### EXERCISE DIRECTIONS:
From the very first line of the data to the line containing "const UU = [0.05, -0.04, -0.01, 0.02, -0.01, -0.01];", retype everything exactly, leaving the pictures behind.

### SOURCE MATERIAL:
= = = = =

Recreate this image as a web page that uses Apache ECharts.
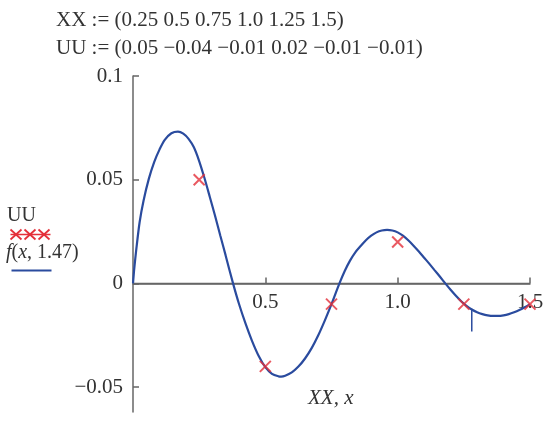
<!DOCTYPE html>
<html>
<head>
<meta charset="utf-8">
<script src="https://cdn.jsdelivr.net/npm/echarts@6/dist/echarts.min.js"></script>
<style>
  html, body { margin: 0; padding: 0; background: #fff; }
  #chart { width: 550px; height: 421px; }
</style>
</head>
<body>
<div id="chart"></div>
<script>
// measured points XX / UU
const XX = [0.25, 0.5, 0.75, 1.0, 1.25, 1.5];
const UU = [0.05, -0.04, -0.01, 0.02, -0.01, -0.01];

// f(x, 1.47)
const curveX = [0, 0.005, 0.0125, 0.025, 0.04, 0.06, 0.08, 0.10, 0.12, 0.145, 0.17, 0.19, 0.21, 0.23, 0.25, 0.27, 0.29, 0.31, 0.33, 0.35, 0.378,
  0.40, 0.425, 0.45, 0.475, 0.50, 0.525, 0.55, 0.56, 0.575, 0.60, 0.625, 0.65, 0.675, 0.70, 0.725, 0.75, 0.78,
  0.80, 0.82, 0.84, 0.86, 0.88, 0.90, 0.92, 0.94, 0.96, 0.98, 1.0, 1.02, 1.04, 1.06, 1.08, 1.10, 1.12, 1.14, 1.16, 1.18,
  1.20, 1.22, 1.24, 1.26, 1.28, 1.30, 1.32, 1.34, 1.36, 1.38, 1.40, 1.42, 1.44, 1.46, 1.48, 1.50];
const curveY = [0, 0.0075, 0.0165, 0.0295, 0.0400, 0.0505, 0.0585, 0.0645, 0.0692, 0.0724, 0.0732, 0.0722, 0.0697, 0.0656, 0.0590, 0.0508, 0.0418, 0.0326, 0.0230, 0.0135, 0,
  -0.0097, -0.0193, -0.0278, -0.0350, -0.0404, -0.0436, -0.0448, -0.0449, -0.0445, -0.0429, -0.0401, -0.0362, -0.0312, -0.0250, -0.0178, -0.0100, 0,
  0.0060, 0.0110, 0.0150, 0.0180, 0.0208, 0.0230, 0.0246, 0.0255, 0.0258, 0.0255, 0.0246, 0.0230, 0.0208, 0.0182, 0.0154, 0.0124, 0.0094, 0.0063, 0.0032, 0,
  -0.0031, -0.0060, -0.0086, -0.0108, -0.0126, -0.0139, -0.0148, -0.0154, -0.0157, -0.0157, -0.0154, -0.0148, -0.0139, -0.0128, -0.0115, -0.0100];

// little trace cursor under the curve
const cursorX = [1.28, 1.28];
const cursorY = [-0.0122, -0.0232];

// zero line, drawn as the horizontal axis
const zeroX = [0, 1.5];
const zeroY = [0, 0];

const xTicks = [0.5, 1.0, 1.5];
const yTicks = [-0.05, 0, 0.05, 0.1];
const yMin = -0.062, yMax = 0.1;

const serif = '"Liberation Serif", "DejaVu Serif", serif';
const blue = '#2a4b9e';
const red = '#e4303a';
const txt = '#333';
const axisGrey = '#666';

const gridTop = 76, gridBottom = 9, chartH = 421;

const fmtNum = v => (v < 0 ? '\u2212' : '') + (Number.isInteger(v) ? Math.abs(v).toFixed(1) : String(Math.abs(v)));

const chart = echarts.init(document.getElementById('chart'));

// x axis sits on y = 0, labels too
const plotH = chartH - gridTop - gridBottom;
const zeroOffset = -plotH * (0 - yMin) / (yMax - yMin);

const option = {
  backgroundColor: '#fff',
  animation: false,
  grid: { left: 133, right: 20, top: gridTop, bottom: gridBottom, containLabel: false, outerBoundsMode: 'none' },
  xAxis: {
    type: 'value',
    min: 0,
    max: 1.5,
    position: 'bottom',
    offset: zeroOffset,
    axisLine: { show: true, onZero: false, lineStyle: { color: axisGrey, width: 1.5 } },
    axisTick: { show: true, inside: true, length: 6, customValues: xTicks, lineStyle: { color: axisGrey, width: 1.5 } },
    axisLabel: {
      customValues: xTicks,
      formatter: v => v.toFixed(1),
      fontFamily: serif, fontSize: 21, color: txt, margin: 9
    },
    splitLine: { show: false }
  },
  yAxis: {
    type: 'value',
    min: yMin,
    max: yMax,
    axisLine: { show: true, onZero: false, lineStyle: { color: axisGrey, width: 1.5 } },
    axisTick: { show: true, inside: true, length: 6, customValues: yTicks, lineStyle: { color: axisGrey, width: 1.5 } },
    axisLabel: {
      customValues: yTicks,
      formatter: v => v === 0 ? '0' : (v < 0 ? '\u2212' : '') + String(Math.abs(v)),
      fontFamily: serif, fontSize: 21, color: txt, margin: 10
    },
    splitLine: { show: false }
  },
  series: [
    {
      name: 'zero',
      type: 'line',
      data: zeroX.map((x, i) => [x, zeroY[i]]),
      showSymbol: false,
      silent: true,
      lineStyle: { color: axisGrey, width: 1.5 },
      z: 1
    },
    {
      name: 'f',
      type: 'line',
      data: curveX.map((x, i) => [x, curveY[i]]),
      showSymbol: false,
      smooth: 0.3,
      lineStyle: { color: blue, width: 2.2 },
      z: 2
    },
    {
      name: 'cursor',
      type: 'line',
      data: cursorX.map((x, i) => [x, cursorY[i]]),
      showSymbol: false,
      lineStyle: { color: blue, width: 1.5 },
      z: 2
    },
    {
      name: 'UU',
      type: 'scatter',
      data: XX.map((x, i) => [x, UU[i]]),
      symbol: 'path://M0,0L10,10M10,0L0,10',
      symbolSize: 11,
      itemStyle: { color: 'none', borderColor: red, borderWidth: 2 },
      z: 3
    }
  ],
  graphic: [
    {
      type: 'text', left: 56, top: 10,
      style: { text: 'XX := (' + XX.map(fmtNum).join(' ') + ')', font: '21px ' + serif, fill: txt }
    },
    {
      type: 'text', left: 56, top: 38,
      style: { text: 'UU := (' + UU.map(fmtNum).join(' ') + ')', font: '21px ' + serif, fill: txt }
    },
    {
      type: 'text', left: 7, top: 206,
      style: { text: 'UU', font: '20px ' + serif, fill: txt }
    },
    {
      type: 'group', left: 8, top: 227,
      children: [
        { type: 'line', shape: { x1: 0, y1: 5, x2: 40, y2: 5 }, style: { stroke: red, lineWidth: 1.5 } },
        { type: 'line', shape: { x1: 0, y1: 0, x2: 11, y2: 10 }, style: { stroke: red, lineWidth: 1.8 } },
        { type: 'line', shape: { x1: 11, y1: 0, x2: 0, y2: 10 }, style: { stroke: red, lineWidth: 1.8 } },
        { type: 'line', shape: { x1: 14, y1: 0, x2: 25, y2: 10 }, style: { stroke: red, lineWidth: 1.8 } },
        { type: 'line', shape: { x1: 25, y1: 0, x2: 14, y2: 10 }, style: { stroke: red, lineWidth: 1.8 } },
        { type: 'line', shape: { x1: 28, y1: 0, x2: 39, y2: 10 }, style: { stroke: red, lineWidth: 1.8 } },
        { type: 'line', shape: { x1: 39, y1: 0, x2: 28, y2: 10 }, style: { stroke: red, lineWidth: 1.8 } }
      ]
    },
    {
      type: 'text', left: 6, top: 243,
      style: {
        text: '{i|f}({i|x}, 1.47)',
        font: '20px ' + serif, fill: txt,
        rich: { i: { fontStyle: 'italic', fontFamily: serif, fontSize: 20, fill: txt } }
      }
    },
    {
      type: 'line', left: 9, top: 268,
      shape: { x1: 0, y1: 0, x2: 40, y2: 0 },
      style: { stroke: blue, lineWidth: 2 }
    },
    {
      type: 'text', left: 308, top: 388,
      style: { text: 'XX, x', font: 'italic 21px ' + serif, fill: txt }
    }
  ]
};

chart.setOption(option);
</script>
</body>
</html>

= = = = =

### RESPONSE FOR THIS EXERCISE:
Recreate this image as a web page that uses Apache ECharts.
<!DOCTYPE html>
<html>
<head>
<meta charset="utf-8">
<script src="https://cdn.jsdelivr.net/npm/echarts@6/dist/echarts.min.js"></script>
<style>
  html, body { margin: 0; padding: 0; background: #fff; }
  #chart { width: 550px; height: 421px; }
</style>
</head>
<body>
<div id="chart"></div>
<script>
// measured points XX / UU
const XX = [0.25, 0.5, 0.75, 1.0, 1.25, 1.5];
const UU = [0.05, -0.04, -0.01, 0.02, -0.01, -0.01];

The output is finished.